In our product we have a sidebar which contain some widgets. However, certain pages don't need any widgets.

On these pages does it create a better UX:

a) Keeping the sidebar as a blank column. This creates unnecessary white space but keeps consistency between pages as the user navigates around

b) Widen the main content across the page into a single column layout. This maximizes the space but the user may be distracted by the inconsistency in layout.

  • There is also the approach that econsultancy.com do, of having a side panel that scrolls at a different speed to the main content so there is never an empty column on the page.
    – JonW
    Commented Apr 11, 2015 at 11:16
  • Is the sidebar on the left or the right side of the page?
    – tohster
    Commented Apr 11, 2015 at 16:01
  • @tohster The sidebar is on the right side of the page
    – webade
    Commented Apr 14, 2015 at 15:00

4 Answers 4


For consistency and to avoid an uncomfortably long line length, I would maintain the same layout and leave that column empty. There's little value in filling the whitespace for the sake of filling the whitespace, unless the empty space makes the layout look broken to such an extent that it is distracting.

  • 1
    I agree but would add that if it's quite a different area of the site content-wise then it won't be too problematic to go single column as a shift in layout might help to distinguish between areas.
    – Chris
    Commented Apr 10, 2015 at 10:59
  • 1
    @Chris Agreed, it does depend.
    – Matt Obee
    Commented Apr 10, 2015 at 11:04

In similar situations I've removed the sidebar, and centred the content area whilst keeping it the same width (to maintain a consistent number of characters per line). So the space that would have been the sidebar is now split left and right. This does depend on the overall design though, and whether it sits nicely with the other layouts.


I would convert the sidebar to an off-canvas vertical slider that toggles to view on click or hover.

So that way, you can simply hide the toggle button without having to fiddle with the sidebar as it will be off-canvas while still maintaining a consistent look with other pages.


Try changing the user's perception

If you have a sidebar that is flush with the edges of the window, it will be perceived as part of page layout and users may consequently:

  • Expect it to be present on other pages.
  • Be surprised or disoriented when it's missing.

To fix this, you can try to visually disconnect it from page layout and make it part of page content instead, so that users don't associate it with layout and don't miss it when it's gone on other pages.

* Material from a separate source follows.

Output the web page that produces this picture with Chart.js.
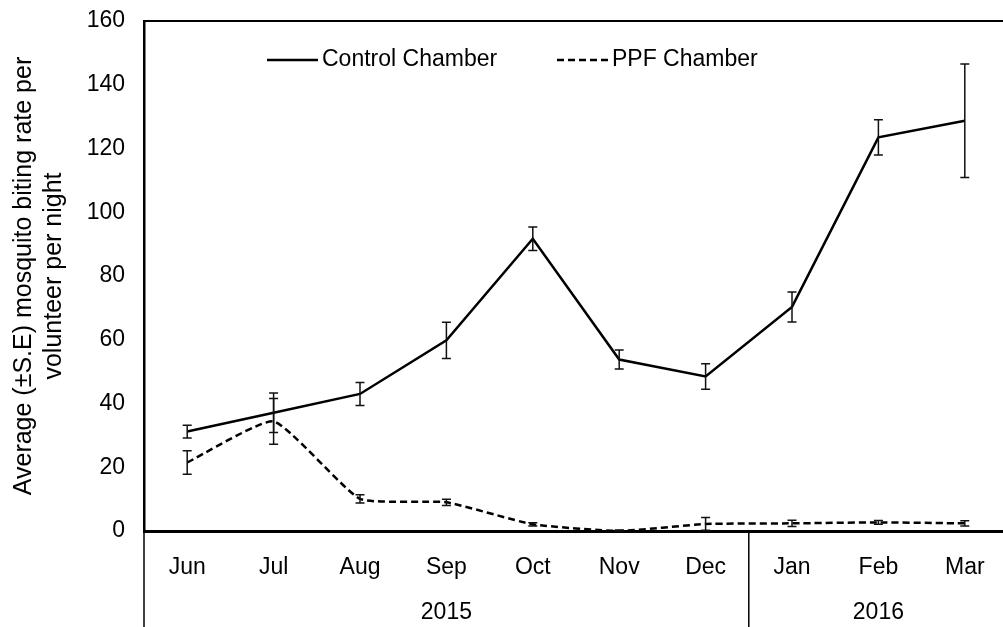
<!DOCTYPE html>
<html>
<head>
<meta charset="utf-8">
<script src="https://cdn.jsdelivr.net/npm/chart.js@4"></script>
<style>
  html, body { margin: 0; padding: 0; background: #fff; overflow: hidden; }
  #wrap { width: 1008px; height: 627px; }
</style>
</head>
<body>
<div id="wrap"><canvas id="my-chart"></canvas></div>
<script>
const months = ["Jun", "Jul", "Aug", "Sep", "Oct", "Nov", "Dec", "Jan", "Feb", "Mar"];
const yearLabels = ["2015", "2016"];
const yearSpans = [7, 3];

const controlValues = [31.2, 37.1, 43.0, 59.8, 91.7, 53.8, 48.5, 70.3, 123.5, 128.7];
const controlSE = [2.0, 6.2, 3.6, 5.7, 3.7, 3.0, 4.0, 4.7, 5.5, 17.8];
const ppfValues = [21.5, 34.4, 10.1, 9.0, 2.1, 0, 2.2, 2.4, 2.7, 2.4];
const ppfSE = [3.7, 7.2, 1.3, 1.0, 0.5, 0.3, 2.0, 1.0, 0.6, 0.8];

const yTicks = [0, 20, 40, 60, 80, 100, 120, 140, 160];

Chart.defaults.font.family = "'Liberation Sans', Arial, sans-serif";
Chart.defaults.font.size = 23;
Chart.defaults.color = "#000";

const errorBars = {
  id: "errorBars",
  afterDatasetsDraw(chart) {
    const ctx = chart.ctx;
    const y = chart.scales.y;
    ctx.save();
    ctx.strokeStyle = "#111";
    ctx.lineWidth = 1.5;
    ctx.setLineDash([]);
    chart.data.datasets.forEach((ds, di) => {
      const meta = chart.getDatasetMeta(di);
      ds.errors.forEach((se, i) => {
        const px = meta.data[i].x;
        const top = y.getPixelForValue(ds.data[i] + se);
        const bot = y.getPixelForValue(Math.max(ds.data[i] - se, 0));
        ctx.beginPath();
        ctx.moveTo(px, top);
        ctx.lineTo(px, bot);
        ctx.moveTo(px - 4.5, top);
        ctx.lineTo(px + 4.5, top);
        ctx.moveTo(px - 4.5, bot);
        ctx.lineTo(px + 4.5, bot);
        ctx.stroke();
      });
    });
    ctx.restore();
  },
};

const frameAndYears = {
  id: "frameAndYears",
  afterDraw(chart) {
    const ctx = chart.ctx;
    const area = chart.chartArea;
    const x = chart.scales.x;
    const step = x.getPixelForValue(1) - x.getPixelForValue(0);
    ctx.save();
    // top border
    ctx.strokeStyle = "#000";
    ctx.lineWidth = 2;
    ctx.beginPath();
    ctx.moveTo(area.left, area.top);
    ctx.lineTo(area.right, area.top);
    ctx.stroke();

    // group separators and year labels
    ctx.lineWidth = 1.5;
    ctx.font = "23px 'Liberation Sans', Arial, sans-serif";
    ctx.fillStyle = "#000";
    ctx.textAlign = "center";
    ctx.textBaseline = "middle";
    let start = 0;
    yearLabels.forEach((label, g) => {
      const left = x.getPixelForValue(start) - step / 2;
      const right = x.getPixelForValue(start + yearSpans[g] - 1) + step / 2;
      ctx.beginPath();
      ctx.moveTo(left, area.bottom);
      ctx.lineTo(left, chart.height);
      ctx.stroke();
      ctx.fillText(label, (left + right) / 2, 613);
      start += yearSpans[g];
    });

    // legend inside plot
    const items = [
      { x: 267, textX: 322 },
      { x: 557, textX: 612 },
    ];
    chart.data.datasets.forEach((ds, i) => {
      const it = items[i];
      ctx.lineWidth = ds.borderWidth;
      ctx.setLineDash(ds.borderDash || []);
      ctx.beginPath();
      ctx.moveTo(it.x, 60);
      ctx.lineTo(it.x + 51, 60);
      ctx.stroke();
      ctx.setLineDash([]);
      ctx.textAlign = "left";
      ctx.fillText(ds.label, it.textX, 60);
    });
    ctx.restore();
  },
};

const ctx = document.getElementById("my-chart").getContext("2d");
const chart = new Chart(ctx, {
  type: "line",
  data: {
    labels: months,
    datasets: [
      {
        label: "Control Chamber",
        data: controlValues,
        errors: controlSE,
        borderColor: "#000",
        backgroundColor: "#000",
        borderWidth: 2.5,
        pointRadius: 0,
        tension: 0,
      },
      {
        label: "PPF Chamber",
        data: ppfValues,
        errors: ppfSE,
        borderColor: "#000",
        backgroundColor: "#000",
        borderWidth: 2.5,
        borderDash: [7, 4],
        pointRadius: 0,
        tension: 0.15,
      },
    ],
  },
  options: {
    responsive: true,
    maintainAspectRatio: false,
    animation: false,
    layout: { padding: { top: 21, right: 0, bottom: 0, left: 0 } },
    plugins: {
      legend: { display: false },
      tooltip: { enabled: false },
    },
    scales: {
      x: {
        offset: true,
        grid: { display: false, drawTicks: false },
        border: { display: true, width: 3, color: "#000" },
        ticks: { padding: 23, maxRotation: 0, autoSkip: false },
        afterFit: (scale) => { scale.height = 96; },
      },
      y: {
        min: 0,
        max: 160,
        afterBuildTicks: (scale) => { scale.ticks = yTicks.map((v) => ({ value: v })); },
        grid: { display: false, drawTicks: false },
        border: { display: true, width: 2.5, color: "#000" },
        ticks: { padding: 19 },
        title: {
          display: true,
          text: ["Average (\u00b1S.E) mosquito biting rate per", "volunteer per night"],
          font: { size: 25, lineHeight: 30 / 25 },
          padding: { top: 9, bottom: 0 },
        },
        afterFit: (scale) => {
          scale.width = 144;
          scale.paddingTop = 0;
          scale.paddingBottom = 0;
        },
      },
    },
  },
  plugins: [errorBars, frameAndYears],
});
</script>
</body>
</html>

Floating the sidebar helps accomplish this by disconnecting it from window alignment. It can still have a persistent fixed position as the page body scrolls. A callout may help further connect it to the content:

enter image description here

If you use this approach you will have to implement some responsive rules to prevent the floating sidebar overlapping the content on small screens, but hopefully you get the idea.